An embarrassed lad submits to his proud relatives.
An embarrassed lad submits to his proud relatives.

The Bar Mitzveh is a solemn and joyful event in the life of every Jewish boy when he "comes of age" - usually around 12 - when he is accounted a man and can take his place in the quorum for worship, the minyan. To celebrate this special event at the Western Wall, the holiest place in Judaism, makes the occasion even more special and Yemeni Jews hire drummers, who stand around waiting for such a commission, to accompany their walk to the wall with drumming and blowing of the sacred shofar or ram's horn. (Male relatives, who haven't a clue how the thing works - where's the battery? - pose silently with the horns for the family cameras.

After watching two of these family groups we move to the Wall itself, where solemn conclaves of men don phylacteries - little wooden boxes worn on right hand and forehead - and drape their prayer shawls around their shoulders.

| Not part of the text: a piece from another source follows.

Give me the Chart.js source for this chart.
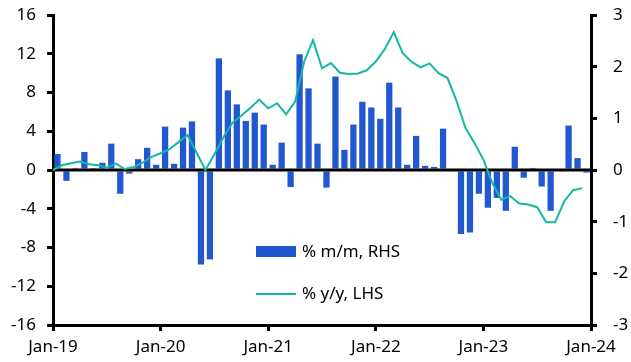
<!DOCTYPE html>
<html>
<head>
<meta charset="utf-8">
<script src="https://cdn.jsdelivr.net/npm/chart.js@4"></script>
<style>
  html, body { margin: 0; padding: 0; background: #fff; }
  #wrap { width: 631px; height: 362px; }
</style>
</head>
<body>
<div id="wrap"><canvas id="chart" width="631" height="362"></canvas></div>
<script>
// monthly data, Jan-19 .. Dec-23
const xTickLabels = ["Jan-19", "Jan-20", "Jan-21", "Jan-22", "Jan-23", "Jan-24"];

// % m/m, RHS (bars)
const momValues = [
  0.31, -0.21, 0.04, 0.35, 0.01, 0.14, 0.51, -0.46, -0.07, 0.21, 0.43, 0.10,
  0.84, 0.12, 0.82, 0.94, -1.83, -1.73, 2.16, 1.54, 1.27, 0.95, 1.11, 0.88,
  0.10, 0.53, -0.33, 2.24, 1.58, 0.51, -0.34, 1.81, 0.39, 0.88, 1.32, 1.21,
  0.99, 1.69, 1.21, 0.10, 0.66, 0.08, 0.06, 0.80, 0.00, -1.24, -1.21, -0.46,
  -0.73, -0.54, -0.79, 0.45, -0.15, 0.04, -0.32, -0.79, 0.00, 0.86, 0.23, -0.05
];

// % y/y, LHS (line)
const yoyValues = [
  0.0, 0.49, 0.7, 0.87, 0.59, 0.49, 0.24, 0.66, 0.1, 0.31, 0.76, 1.35,
  1.73, 2.15, 2.88, 3.6, 1.8, 0.0, 1.63, 3.36, 4.85, 5.6, 6.41, 7.27,
  6.37, 6.89, 5.75, 7.06, 11.15, 13.4, 10.5, 11.04, 10.04, 9.9, 9.97, 10.29,
  11.2, 12.47, 14.23, 12.05, 11.15, 10.6, 11.0, 10.0, 9.49, 7.14, 4.36, 2.8,
  1.07, -1.35, -3.07, -2.7, -3.46, -3.56, -3.84, -5.4, -5.4, -3.25, -2.08, -1.87
];

const barColor = "#2158d0";
const lineColor = "#14b8a3";
const fontFamily = "'Noto Sans', sans-serif";

// bars sit mid-month, line points on the month tick
const barPoints = momValues.map((v, i) => ({ x: i + 0.5, y: v }));
const linePoints = yoyValues.map((v, i) => ({ x: i, y: v }));

// zero line over the bars, under the y/y line
const zeroLine = {
  id: "zeroLine",
  afterDatasetDraw(chart, args) {
    if (args.index !== 0) return;
    const ctx = chart.ctx;
    const y = chart.scales.y.getPixelForValue(0);
    ctx.save();
    ctx.strokeStyle = "#000";
    ctx.lineWidth = 3;
    ctx.beginPath();
    ctx.moveTo(chart.chartArea.left, y);
    ctx.lineTo(chart.chartArea.right, y);
    ctx.stroke();
    ctx.restore();
  }
};

// legend drawn inside the plot area
const insideLegend = {
  id: "insideLegend",
  afterDraw(chart) {
    const ctx = chart.ctx;
    ctx.save();
    ctx.font = "17px " + fontFamily;
    ctx.textBaseline = "middle";
    ctx.fillStyle = barColor;
    ctx.fillRect(256, 246, 40, 11);
    ctx.fillStyle = "#000";
    ctx.fillText("% m/m, RHS", 302, 252);
    ctx.strokeStyle = lineColor;
    ctx.lineWidth = 2;
    ctx.beginPath();
    ctx.moveTo(256, 294);
    ctx.lineTo(296, 294);
    ctx.stroke();
    ctx.fillText("% y/y, LHS", 302, 294);
    ctx.restore();
  }
};

// fixed axis widths, no extra room for half tick labels
const fitY = (w) => (s) => { s.width = w; s.paddingTop = 0; s.paddingBottom = 0; };

const options = {
  type: "bar",
  data: {
    datasets: [
      {
        type: "bar",
        label: "% m/m, RHS",
        data: barPoints,
        yAxisID: "y1",
        backgroundColor: barColor,
        barPercentage: 0.7,
        categoryPercentage: 1,
        order: 1
      },
      {
        type: "line",
        label: "% y/y, LHS",
        data: linePoints,
        yAxisID: "y",
        borderColor: lineColor,
        backgroundColor: lineColor,
        borderWidth: 2,
        pointRadius: 0,
        tension: 0,
        order: 0
      }
    ]
  },
  options: {
    responsive: false,
    animation: false,
    layout: { padding: { top: 15, left: 0, right: 0, bottom: 0 } },
    plugins: {
      legend: { display: false },
      tooltip: { enabled: false }
    },
    scales: {
      x: {
        type: "linear",
        min: 0,
        max: 60,
        offset: false,
        grid: { offset: false, drawOnChartArea: false, tickLength: 6, tickColor: "#000", lineWidth: 3 },
        border: { color: "#000", width: 3 },
        ticks: {
          stepSize: 12,
          autoSkip: false,
          maxRotation: 0,
          padding: 6,
          color: "#000",
          font: { family: fontFamily, size: 17 },
          callback: (v) => xTickLabels[v / 12]
        },
        afterFit: (s) => { s.height = 37; }
      },
      y: {
        position: "left",
        min: -16,
        max: 16,
        grid: { drawOnChartArea: false, tickLength: 6, tickColor: "#000", lineWidth: 3 },
        border: { color: "#000", width: 3 },
        ticks: {
          stepSize: 4,
          padding: 11,
          color: "#000",
          font: { family: fontFamily, size: 17 }
        },
        afterFit: fitY(53)
      },
      y1: {
        position: "right",
        min: -3,
        max: 3,
        grid: { drawOnChartArea: false, tickLength: 6, tickColor: "#000", lineWidth: 3 },
        border: { color: "#000", width: 3 },
        ticks: {
          stepSize: 1,
          padding: 16,
          color: "#000",
          font: { family: fontFamily, size: 17 }
        },
        afterFit: fitY(40)
      }
    }
  },
  plugins: [zeroLine, insideLegend]
};

const canvas = document.querySelector("#chart");
const chart = new Chart(canvas.getContext("2d"), options);
</script>
</body>
</html>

Women, of course, are not allowed in with the men, so they congregate in the women's enclosure and hang over the dividing wall, from where they throw handfuls of coins and sweets and ululate joyfully. No one seems to mind the noise and disturbance - but pity help the woman who dares to pray aloud: one who tried recently was pelted with abuse, then chairs, and finally the black-coated hypocrites swarmed across the fence and tried to kill her. She was saved in the nick of time by armed police.

She should have stuck with ululating.